The stitching together of several images isn't exactly cutting-edge magic. For years, creative photographers have used low-cost stitching software to create breathtaking high-res images. But those are still images, created days or weeks after a scene was shot. ISIS is quilting video—in real time, and a unique interface allows maintenance of the full field of view, while a focal point of choice can be magnified.

Other tricks—many of which are commercially available—will be provided by a suite of software applications called video analytics. One app can define a sacrosanct "exclusion zone," for which ISIS provides an alert the moment it's breached. Another lets the operator pick a target—a person, a package, or a pickup truck—and the detailed viewing window will tag it and follow it, automatically panning and tilting as needed. Video analytics at high resolution across a 360-degree field of view, coupled with the ability to follow objects against a cluttered background, would provide enhanced situational awareness as an incident unfolds.

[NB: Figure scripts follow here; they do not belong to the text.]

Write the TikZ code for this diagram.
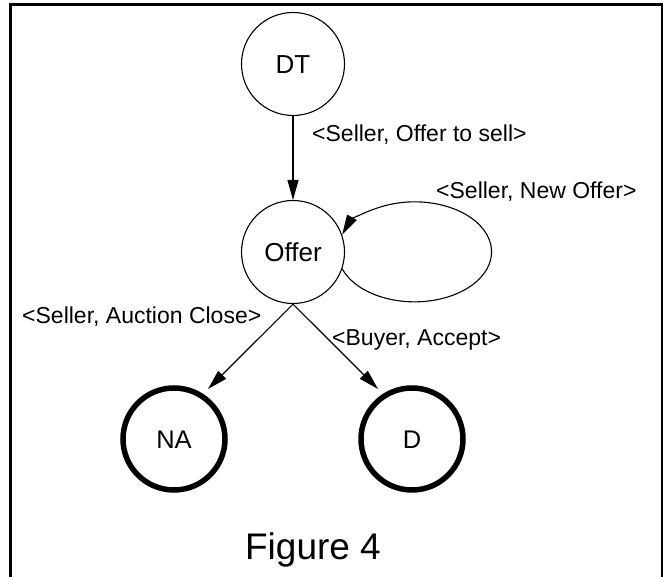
\documentclass[tikz,border=0pt]{standalone}
\usepackage{fontspec}
\setmainfont{Liberation Sans}
\usetikzlibrary{arrows.meta}
\begin{document}
\begin{tikzpicture}[x=1pt,y=1pt,
  state/.style={circle,draw,line width=1.1pt,minimum size=103pt,inner sep=0pt,
    font=\fontsize{26}{30}\selectfont,text height=18.5pt,text depth=0pt},
  final/.style={circle,draw,line width=5.5pt,minimum size=102pt,inner sep=0pt,
    font=\fontsize{25.5}{30}\selectfont,text height=18.3pt,text depth=0pt},
  lbl/.style={anchor=west,inner sep=0pt,font=\fontsize{23}{27}\selectfont,
    text height=16.4pt,text depth=0pt},
  arr/.style={line width=1.1pt,-{Triangle[length=20pt,width=11pt]}}]
\useasboundingbox (0,0) rectangle (663,577);
\draw[line width=3pt] (10.5,-20) -- (10.5,572.5) -- (662,572.5) -- (662,-20);
\node[state] (DT) at (293,513) {DT};
\node[state] (Offer) at (293,325) {Offer};
\node[final] (NA) at (174,138) {NA};
\node[final] (D) at (412,138) {D};
\coordinate (naTip) at (208,188);
\coordinate (dTip) at (378,188);
\draw[arr] (DT.south) -- (Offer.north);
\draw[arr] (Offer.south) -- (naTip);
\draw[arr] (Offer.south) -- (dTip);
\draw[arr] (Offer.-19) arc[start angle=200,end angle=520,x radius=77,y radius=50];
\node[lbl] (l1) at (312,444) {<Seller, Offer to sell>};
\node[lbl] (l2) at (436,387) {<Seller, New Offer>};
\node[lbl] (l3) at (22,262) {<Seller, Auction Close>};
\node[lbl] (l4) at (332,240) {<Buyer, Accept>};
\node[inner sep=0pt,font=\fontsize{37}{42}\selectfont,text height=26.5pt,text depth=0pt] (cap) at (313,31) {Figure 4};
\end{tikzpicture}
\end{document}
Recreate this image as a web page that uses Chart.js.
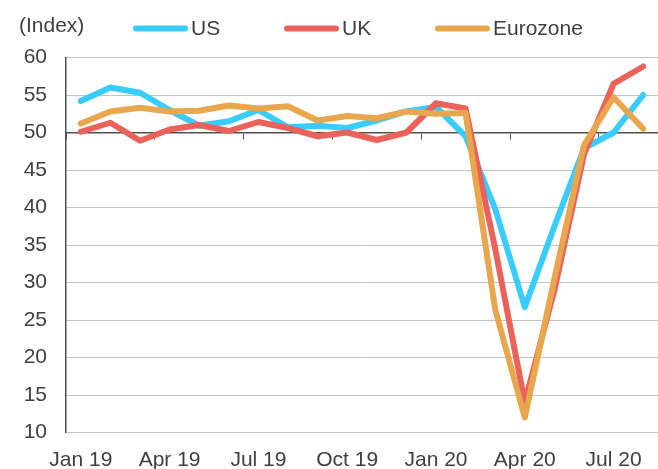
<!DOCTYPE html>
<html>
<head>
<meta charset="utf-8">
<script src="https://cdn.jsdelivr.net/npm/chart.js@4.4.0/dist/chart.umd.min.js"></script>
<style>
html,body{margin:0;padding:0;background:#ffffff;}
#wrap{width:658px;height:469px;}
</style>
</head>
<body>
<div id="wrap"><canvas id="c" width="658" height="469"></canvas></div>
<script>
// ---- Data ----
const categories = ['Jan 19','Feb 19','Mar 19','Apr 19','May 19','Jun 19','Jul 19','Aug 19','Sep 19','Oct 19','Nov 19','Dec 19',
                    'Jan 20','Feb 20','Mar 20','Apr 20','May 20','Jun 20','Jul 20','Aug 20'];
const tickLabels = ['Jan 19','Apr 19','Jul 19','Oct 19','Jan 20','Apr 20','Jul 20'];
const usValues       = [54.2, 56.0, 55.3, 53.0, 50.9, 51.5, 53.0, 50.7, 50.9, 50.6, 51.6, 52.8, 53.4, 49.5, 39.8, 26.7, 37.5, 47.9, 50.0, 55.0];
const ukValues       = [50.1, 51.3, 48.9, 50.4, 51.0, 50.2, 51.4, 50.6, 49.5, 50.0, 49.0, 50.0, 53.9, 53.2, 34.5, 14.0, 29.0, 47.1, 56.5, 58.8];
const eurozoneValues = [51.2, 52.8, 53.3, 52.8, 52.9, 53.6, 53.2, 53.5, 51.6, 52.2, 51.9, 52.8, 52.5, 52.6, 26.4, 12.0, 30.5, 48.3, 54.7, 50.5];
const seriesNames = ['US', 'UK', 'Eurozone'];
const unitLabel = '(Index)';
const yMin = 10, yMax = 60, yStep = 5, axisCross = 50;

// ---- Styles ----
const FONT = '"Liberation Sans", Arial, sans-serif';
const TEXT = '#404040';
const AXIS = '#505050';
const GRID = '#c3c3c3';
const colors = ['#38CCFF', '#EA625A', '#E8A64D'];

Chart.defaults.font.family = FONT;
Chart.defaults.font.size = 21;
Chart.defaults.color = TEXT;

const headerPlugin = {
  id: 'header',
  afterDraw(chart, args, opts) {
    const ctx = chart.ctx;
    ctx.save();
    ctx.font = '21px ' + FONT;
    ctx.fillStyle = TEXT;
    ctx.textAlign = 'left';
    ctx.textBaseline = 'alphabetic';
    ctx.fillText(unitLabel, opts.unitX, opts.unitY);
    chart.data.datasets.forEach((ds, i) => {
      const x = opts.start + i * opts.step;
      ctx.strokeStyle = ds.borderColor;
      ctx.lineWidth = 6;
      ctx.lineCap = 'round';
      ctx.beginPath();
      ctx.moveTo(x, opts.lineY);
      ctx.lineTo(x + opts.len, opts.lineY);
      ctx.stroke();
      ctx.fillStyle = TEXT;
      ctx.fillText(ds.label, x + opts.len + 6, opts.textY);
    });
    ctx.restore();
  }
};

const seriesValues = [usValues, ukValues, eurozoneValues];
const datasets = seriesNames.map((name, i) => ({
  label: name,
  data: seriesValues[i],
  borderColor: colors[i],
  backgroundColor: colors[i],
  borderWidth: 6,
  borderCapStyle: 'round',
  borderJoinStyle: 'round',
  pointRadius: 0,
  pointHoverRadius: 0,
  tension: 0,
  fill: false,
  order: 3 - i,
  xAxisID: 'x',
  yAxisID: 'y'
}));

new Chart(document.getElementById('c'), {
  type: 'line',
  data: { labels: categories, datasets },
  plugins: [headerPlugin],
  options: {
    responsive: false,
    animation: false,
    layout: { padding: { top: 57.5, left: 0, right: 0, bottom: 0 } },
    plugins: {
      legend: { display: false },
      tooltip: { enabled: false },
      header: { unitX: 19, unitY: 32, start: 136, step: 151, len: 49, lineY: 28.5, textY: 35 }
    },
    scales: {
      x: {
        type: 'category',
        position: 'bottom',
        offset: true,
        grid: { display: false },
        border: { display: false },
        ticks: {
          autoSkip: false, maxRotation: 0, minRotation: 0, padding: 7,
          callback: (v, i) => tickLabels.includes(categories[i]) ? categories[i] : ''
        },
        afterFit: (s) => { s.height = 36.5; }
      },
      xCross: {
        type: 'category',
        position: { y: axisCross },
        offset: true,
        grid: {
          display: true, drawOnChartArea: false, drawTicks: true, tickLength: 6, offset: true, lineWidth: 1,
          color: (c) => (c.index !== undefined && tickLabels.includes(categories[c.index])) ? AXIS : 'rgba(0,0,0,0)'
        },
        border: { display: true, color: AXIS, width: 1.5 },
        ticks: { display: false, autoSkip: false }
      },
      y: {
        min: yMin, max: yMax,
        ticks: { stepSize: yStep, padding: 19 },
        grid: { color: GRID, lineWidth: 1, drawTicks: false },
        border: { display: true, color: AXIS, width: 1.5 },
        afterFit: (s) => { s.width = 66; }
      }
    }
  }
});
</script>
</body>
</html>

Many of the ISIS capabilities were adapted from technology previously developed by MIT's Lincoln Laboratory for military applications. With the help of technology experts from the U.S. Department of Energy's Pacific Northwest National Laboratory, in the Tri-Cities, Lincoln Laboratory has built the current system with commercial off-the-shelf cameras, computers, image-processing boards, and software.

ISIS creators already have their eyes on a new and improved second-generation model, complete with custom sensors and video boards, longer range cameras, higher resolution, a more efficient video format, and a discreet, chandelier-like frame—no bigger than a basketball. Eventually, the Department plans to develop a version of ISIS that will use infrared cameras to detect events that occur at night.

The Science and Technology Directorate formed a partnership with the Massachusetts Port Authority, and in December 2009, began an ISIS pilot project at Logan International Airport, giving potential Homeland Security end users the opportunity to evaluate the technology. Beyond the potential for enhancing security at airports, the current testing at Logan could pave the way for the eventual deployment of ISIS to protect other critical venues.

That's a good thing, says S&T's Fortune. "We've seen that terrorists are determined to do us harm, and ISIS is a great example of one way we can improve our security by leveraging our strengths."